Et dire que ce tintamarre va durer trois mois ! Par avance, on en frémit d’ennui. Non qu’il y ait, derrière ce fatras prévisible – à l’image des dizaines de questions lancées à la cantonade par le site officiel créé pour l’occasion -, de sérieuses interrogations et de vigoureuses disputes. Mais parce que ce « grand débat » national est engagé de manière si biaisée et manoeuvrière qu’il ne peut rien en sortir de solide et de vivifiant. Mauvais esprit ? Qui plus est de « mauvais Français » ? Dans ce cas, l’on n’est pas seul. N’est-ce pas un membre du gouvernement, Martin Hirsch en l’occurrence, qui a lâché, dans un stupéfiant moment de franchise, qu’il s’agit bien d’une « opération 100 % politique » ?

On ne saurait mieux dire. L’accessoire, chacun l’a immédiatement compris, est la préparation des élections régionales de mars prochain, la volonté affichée de braconner à nouveau sur ce qui reste des terres du Front national et l’assurance sarcastique d’embarrasser une gauche partagée entre le silence et les cris d’orfraie. L’essentiel pourtant n’est pas là.
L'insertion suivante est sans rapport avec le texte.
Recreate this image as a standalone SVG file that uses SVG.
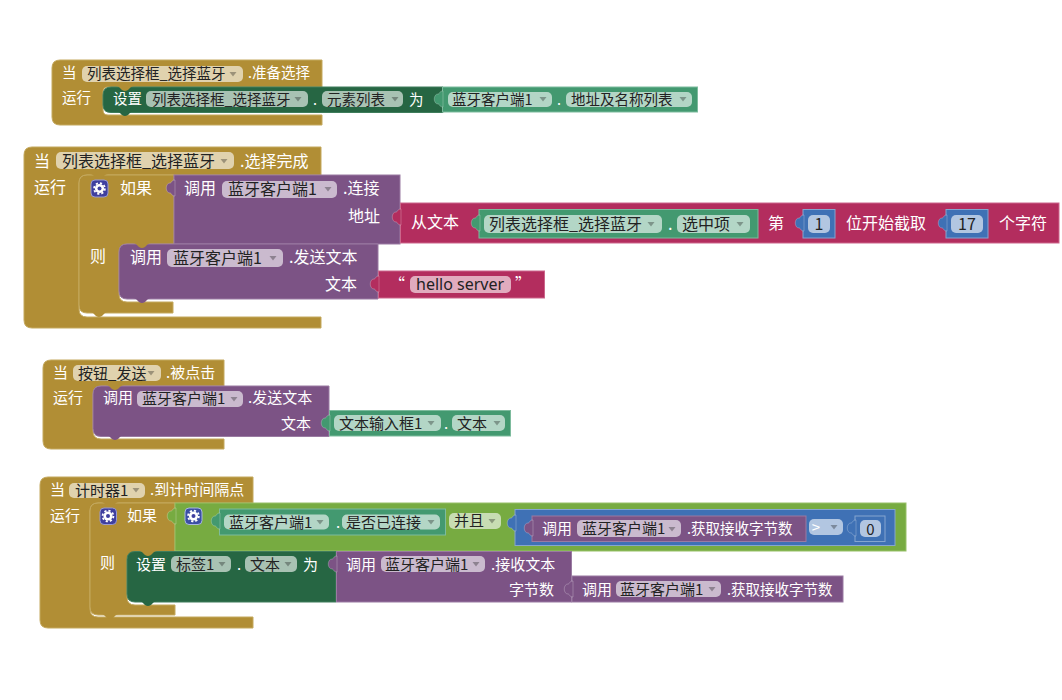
<svg xmlns="http://www.w3.org/2000/svg" width="1062" height="700" viewBox="0 0 1062 700">
<style>
text{font-family:"Noto Sans CJK SC","Liberation Sans",sans-serif;dominant-baseline:central;fill:#fff;transform:translateY(-1px)}
.s{font-size:14.5px}.m{font-size:15px}.l{font-size:16px}
.n{font-size:14.5px}
.f{fill:#222}
.e{text-anchor:end}.c{text-anchor:middle}
.pill{fill:#fff;fill-opacity:.6;stroke:none}
.arr{fill:#000;fill-opacity:.3}
.gold{fill:#B18E35;stroke:#C4A95F;stroke-width:1}
.dg{fill:#266643;stroke:#3F7D5C;stroke-width:1}
.mg{fill:#439970;stroke:#7DBB9D;stroke-width:1}
.pu{fill:#7C5385;stroke:#9A7BA2;stroke-width:1}
.ma{fill:#B32D5E;stroke:#CC668B;stroke-width:1}
.bl{fill:#3F71B5;stroke:#85A5D0;stroke-width:1}
.lg{fill:#77AB41;stroke:#97C069;stroke-width:1}
.t-gold{fill:#B18E35}.t-dg{fill:#266643}
.tab{stroke:#fff;stroke-opacity:.3;stroke-width:.8}
.t-mg{fill:#439970}.t-pu{fill:#7C5385}.t-ma{fill:#B32D5E}.t-bl{fill:#3F71B5}.t-lg{fill:#77AB41}
</style>
<defs>
<path id="tab" d="M1,-8C-3,-8-2,-5-4,-5C-9,-5-9,5-4,5C-2,5-3,8 1,8Z"/>
<path id="notch" d="M-9,-1C-5,-1-4,4 0,4C4,4 5,-1 9,-1Z"/>
<polygon id="arrow" class="arr" points="-3.5,-2 3.5,-2 0,2.5"/>
<g id="gear">
<circle r="4.6" fill="#fff"/><circle r="5.4" fill="none" stroke="#fff" stroke-width="1.8" stroke-dasharray="2.2 2"/><circle r="2" fill="#3F3F9F"/>
</g>
</defs>
<rect width="1062" height="700" fill="#fff"/>

<g id="block-prepare">
<path class="gold" d="M60,60H322V87H108Q103,87 103,92V110Q103,115 108,115H322V125H60Q52,125 52,117V68Q52,60 60,60Z"/>
<text class="s" x="62" y="72">当</text>
<rect class="pill" x="82" y="66" width="161" height="16" rx="5"/><text class="s f" x="87" y="73">列表选择框_选择蓝牙</text><use href="#arrow" x="233" y="74"/>
<text class="s" x="248" y="72">.准备选择</text>
<text class="s" x="62" y="97">运行</text>
<path class="dg" d="M111,87H443V112.500H111Q103,112.500 103,105V95Q103,87 111,87Z"/>
<text class="s" x="113" y="98">设置</text>
<rect class="pill" x="146" y="91" width="162" height="16" rx="5"/><text class="s f" x="152" y="99">列表选择框_选择蓝牙</text><use href="#arrow" x="298" y="99"/>
<text class="s" x="313" y="99">.</text>
<rect class="pill" x="322" y="91" width="81" height="16" rx="5"/><text class="s f" x="327" y="99">元素列表</text><use href="#arrow" x="395" y="99"/>
<text class="s" x="409" y="99">为</text>
<rect class="mg" x="442.500" y="87" width="255" height="25"/>
<rect class="pill" x="448" y="92" width="104" height="15" rx="5"/><text class="s f" x="452" y="99">蓝牙客户端1</text><use href="#arrow" x="543" y="99"/>
<text class="s" x="557" y="99">.</text>
<rect class="pill" x="566" y="92" width="126" height="15" rx="5"/><text class="s f" x="571" y="99">地址及名称列表</text><use href="#arrow" x="683" y="99"/>
</g>

<g id="block-after-picking">
<path class="gold" d="M32,147H321V175H87Q79,175 79,183V309Q79,317 87,317H321V328H32Q24,328 24,320V155Q24,147 32,147Z"/>
<text class="l" x="34" y="161">当</text>
<rect class="pill" x="56" y="152" width="178" height="17" rx="5"/><text class="l f" x="62" y="161">列表选择框_选择蓝牙</text><use href="#arrow" x="224" y="161"/>
<text class="l" x="240" y="161">.选择完成</text>
<text class="l" x="34" y="187">运行</text>
</g>
<g id="block-if-1">
<path class="gold" d="M87,175H174V244H127Q119,244 119,252V294Q119,302 127,302H173V313H87Q79,313 79,305V183Q79,175 87,175Z"/>
<rect x="91" y="180" width="17" height="17" rx="4" fill="#3F3F9F" stroke="#9A9AD0"/><use href="#gear" x="99.500" y="188.500"/>
<text class="l" x="120" y="188">如果</text>
<text class="l" x="90" y="256">则</text>
</g>
<g id="block-call-connect">
<rect class="pu" x="174" y="175" width="226" height="69"/>
<text class="l" x="184" y="188">调用</text>
<rect class="pill" x="222" y="181" width="115" height="17" rx="5"/><text class="l f" x="228" y="189">蓝牙客户端1</text><use href="#arrow" x="328" y="189"/>
<text class="l" x="343" y="188">.连接</text>
<text class="l e" x="380" y="216">地址</text>
</g>
<g id="block-segment">
<rect class="ma" x="400.500" y="203" width="658.500" height="40"/>
<text class="l" x="411" y="222">从文本</text>
<rect class="mg" x="479" y="209.500" width="279" height="28.500"/>
<rect class="pill" x="484" y="215" width="178" height="18" rx="5"/><text class="l f" x="489" y="223.500">列表选择框_选择蓝牙</text><use href="#arrow" x="651" y="224"/>
<text class="l" x="668" y="224">.</text>
<rect class="pill" x="677" y="215" width="73" height="18" rx="5"/><text class="l f" x="682" y="223.500">选中项</text><use href="#arrow" x="740" y="224"/>
<text class="l" x="768" y="223">第</text>
<rect class="bl" x="803" y="209.500" width="32" height="28.500"/>
<rect class="pill" x="808" y="215" width="22" height="18" rx="5"/><text class="l f c" x="819" y="224">1</text>
<text class="l" x="846" y="223">位开始截取</text>
<rect class="bl" x="946" y="209.500" width="42" height="28.500"/>
<rect class="pill" x="951" y="215" width="32" height="18" rx="5"/><text class="l f c" x="967" y="224">17</text>
<text class="l" x="999" y="223">个字符</text>
</g>
<g id="block-send-1">
<path class="pu" d="M127,244H378V299H127Q119,299 119,291V252Q119,244 127,244Z"/>
<text class="l" x="130" y="257">调用</text>
<rect class="pill" x="167" y="249" width="116" height="18" rx="5"/><text class="l f" x="173" y="258">蓝牙客户端1</text><use href="#arrow" x="273" y="258"/>
<text class="l" x="289" y="257">.发送文本</text>
<text class="l e" x="357" y="284">文本</text>
<rect class="ma" x="378.500" y="271" width="166" height="27"/>
<text class="l" x="389" y="284">“</text>
<rect class="pill" x="410" y="276" width="101" height="17" rx="5"/><text class="l f" x="416" y="284.500" style="font-family:'Noto Sans','Liberation Sans',sans-serif">hello server</text>
<text class="l" x="515" y="284">”</text>
</g>

<g id="block-click">
<path class="gold" d="M51,360H224V386H101Q93,386 93,394V431Q93,439 101,439H224V449H51Q43,449 43,441V368Q43,360 51,360Z"/>
<text class="m" x="53" y="372">当</text>
<rect class="pill" x="73" y="365" width="88" height="16" rx="5"/><text class="m f" x="78" y="373">按钮_发送</text><use href="#arrow" x="151" y="373"/>
<text class="m" x="166" y="372">.被点击</text>
<text class="m" x="53" y="397">运行</text>
</g>
<g id="block-send-2">
<path class="pu" d="M101,386H329V436.500H101Q93,436.500 93,428.500V394Q93,386 101,386Z"/>
<text class="m" x="103" y="397">调用</text>
<rect class="pill" x="137" y="391" width="106" height="16" rx="5"/><text class="m f" x="142" y="398">蓝牙客户端1</text><use href="#arrow" x="234" y="399"/>
<text class="m" x="248" y="397">.发送文本</text>
<text class="m e" x="311" y="423">文本</text>
<rect class="mg" x="329.500" y="410.500" width="181" height="25.500"/>
<rect class="pill" x="334" y="415" width="107" height="16" rx="5"/><text class="m f" x="339" y="423">文本输入框1</text><use href="#arrow" x="431" y="423"/>
<text class="m" x="444" y="423">.</text>
<rect class="pill" x="452" y="415" width="53" height="16" rx="5"/><text class="m f" x="457" y="423">文本</text><use href="#arrow" x="497" y="423"/>
</g>

<g id="block-timer">
<path class="gold" d="M48,477H253V503H98Q90,503 90,511V609Q90,617 98,617H253V628H48Q40,628 40,620V485Q40,477 48,477Z"/>
<text class="m" x="50" y="489">当</text>
<rect class="pill" x="69" y="483" width="76" height="15" rx="5"/><text class="m f" x="75" y="490">计时器1</text><use href="#arrow" x="136" y="490"/>
<text class="m" x="150" y="489">.到计时间隔点</text>
<text class="m" x="50" y="515">运行</text>
</g>
<g id="block-if-2">
<path class="gold" d="M98,503H175V552H135Q127,552 127,560V597Q127,605 135,605H175V615H98Q90,615 90,607V511Q90,503 98,503Z"/>
<rect x="100" y="508" width="16.500" height="16.500" rx="4" fill="#3F3F9F" stroke="#9A9AD0"/><use href="#gear" x="108" y="516"/>
<text class="m" x="127" y="515">如果</text>
<text class="m" x="100" y="562">则</text>
</g>
<g id="block-and">
<rect class="lg" x="175" y="503" width="731" height="48"/>
<rect x="185" y="508" width="17" height="16.500" rx="4" fill="#3B4FA5" stroke="#A9B8DF"/><use href="#gear" x="193.500" y="516"/>
<rect class="mg" x="219.500" y="509" width="226" height="26"/>
<rect class="pill" x="224" y="514.500" width="105" height="15" rx="5"/><text class="m f" x="229" y="522">蓝牙客户端1</text><use href="#arrow" x="320" y="522"/>
<text class="m" x="336" y="522">.</text>
<rect class="pill" x="342" y="514.500" width="98" height="15" rx="5"/><text class="m f" x="346" y="522">是否已连接</text><use href="#arrow" x="431" y="522"/>
<rect x="449" y="513" width="52" height="16" rx="5" fill="#fff" fill-opacity=".6"/><text class="m f" x="454" y="520.500">并且</text><use href="#arrow" x="492" y="521"/>
<rect class="bl" x="515" y="509.500" width="380" height="36"/>
<rect class="pu" x="532" y="516" width="274" height="25.500"/>
<text class="m" x="542" y="528">调用</text>
<rect class="pill" x="577" y="520" width="104" height="17" rx="5"/><text class="m f" x="582" y="528.500">蓝牙客户端1</text><use href="#arrow" x="672" y="529"/>
<text class="n" x="687" y="528">.获取接收字节数</text>
<rect class="pill" x="809" y="519" width="34" height="16" rx="5"/><text class="m c" x="816" y="527">&gt;</text><use href="#arrow" x="834" y="527"/>
<rect class="bl" x="855" y="516" width="30" height="25.500"/>
<rect class="pill" x="860" y="520" width="21" height="17" rx="5"/><text class="m f c" x="870.500" y="529">0</text>
</g>
<g id="block-set-label">
<path class="dg" d="M135,551.500H336V602H135Q127,602 127,594V559.500Q127,551.500 135,551.500Z"/>
<text class="m" x="136" y="564">设置</text>
<rect class="pill" x="171" y="556" width="60" height="16" rx="5"/><text class="m f" x="176" y="564">标签1</text><use href="#arrow" x="222" y="564"/>
<text class="m" x="237" y="564">.</text>
<rect class="pill" x="245" y="556" width="52" height="16" rx="5"/><text class="m f" x="250" y="564">文本</text><use href="#arrow" x="288" y="564"/>
<text class="m" x="303" y="564">为</text>
<rect class="pu" x="336.500" y="551.500" width="235" height="50.500"/>
<text class="m" x="346" y="564">调用</text>
<rect class="pill" x="381" y="556" width="104" height="16" rx="5"/><text class="m f" x="385" y="564">蓝牙客户端1</text><use href="#arrow" x="476" y="564"/>
<text class="m" x="491" y="564">.接收文本</text>
<text class="m e" x="554" y="589">字节数</text>
<rect class="pu" x="572" y="576" width="271" height="26"/>
<text class="m" x="582" y="589">调用</text>
<rect class="pill" x="616" y="581" width="105" height="16" rx="5"/><text class="m f" x="620" y="589">蓝牙客户端1</text><use href="#arrow" x="712" y="589"/>
<text class="n" x="727" y="589">.获取接收字节数</text>
</g>

<g id="connectors">
<use href="#notch" class="t-dg" x="125" y="112"/>
<use href="#notch" class="t-gold" x="125" y="87"/>
<use href="#tab" class="tab t-mg" x="442" y="99"/>
<use href="#notch" class="t-gold" x="99" y="175"/>
<use href="#notch" class="t-gold" x="99" y="313"/>
<use href="#tab" class="tab t-pu" x="174" y="188"/>
<use href="#tab" class="tab t-ma" x="400" y="217"/>
<use href="#tab" class="tab t-mg" x="479" y="223"/>
<use href="#tab" class="tab t-bl" x="803" y="223"/>
<use href="#tab" class="tab t-bl" x="946" y="223"/>
<use href="#notch" class="t-pu" x="142" y="299"/>
<use href="#notch" class="t-gold" x="142" y="244"/>
<use href="#tab" class="tab t-ma" x="378" y="284"/>
<use href="#notch" class="t-gold" x="115" y="386"/>
<use href="#notch" class="t-pu" x="115" y="436"/>
<use href="#tab" class="tab t-mg" x="329" y="423"/>
<use href="#notch" class="t-gold" x="110" y="503"/>
<use href="#notch" class="t-gold" x="110" y="615"/>
<use href="#tab" class="tab t-lg" x="175" y="516"/>
<use href="#tab" class="tab t-mg" x="219" y="521"/>
<use href="#tab" class="tab t-bl" x="515" y="523"/>
<use href="#tab" class="tab t-pu" x="532" y="528"/>
<use href="#tab" class="tab t-bl" x="855" y="528"/>
<use href="#notch" class="t-gold" x="148" y="552"/>
<use href="#notch" class="t-dg" x="148" y="602"/>
<use href="#tab" class="tab t-pu" x="336" y="564"/>
<use href="#tab" class="tab t-pu" x="572" y="589"/>
</g>
</svg>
A force de tourner casaque en permanence, à force d’utiliser les valeurs comme de vulgaires figures de rhétorique, à force de multiplier les acrobaties idéologiques et de brouiller les cartes politiques, le pouvoir actuel a fini par égarer les Français en général et ceux de droite en particulier. Pourfendeur, en 2007, d’un « modèle français » paralysant, le voilà qui en vante avec emphase les mérites protecteurs. Chantre, il y a peu, d’un libéralisme « sans complexe » et tout terrain pour soigner le pays de ses vieilles arthroses, le voilà qui fait mine désormais de dénoncer le capitalisme financier sans foi ni loi. Sans oublier la défense du mérite contre la rente, le credo de l’Etat « impartial », la fin de la « Françafrique ». La liste est longue des changements de cap, qui sont autant d’aveux d’impuissance, « bouclier fiscal » excepté.

La France est donc ce qui reste quand on a tout essayé. Nous y sommes. Après tous les numéros réalisés depuis deux ans, il n’est pas sûr que les Français se laissent prendre à ce nouveau tour de prestidigitation. Gageons qu’ils sont plutôt demandeurs d’un solide contrat social.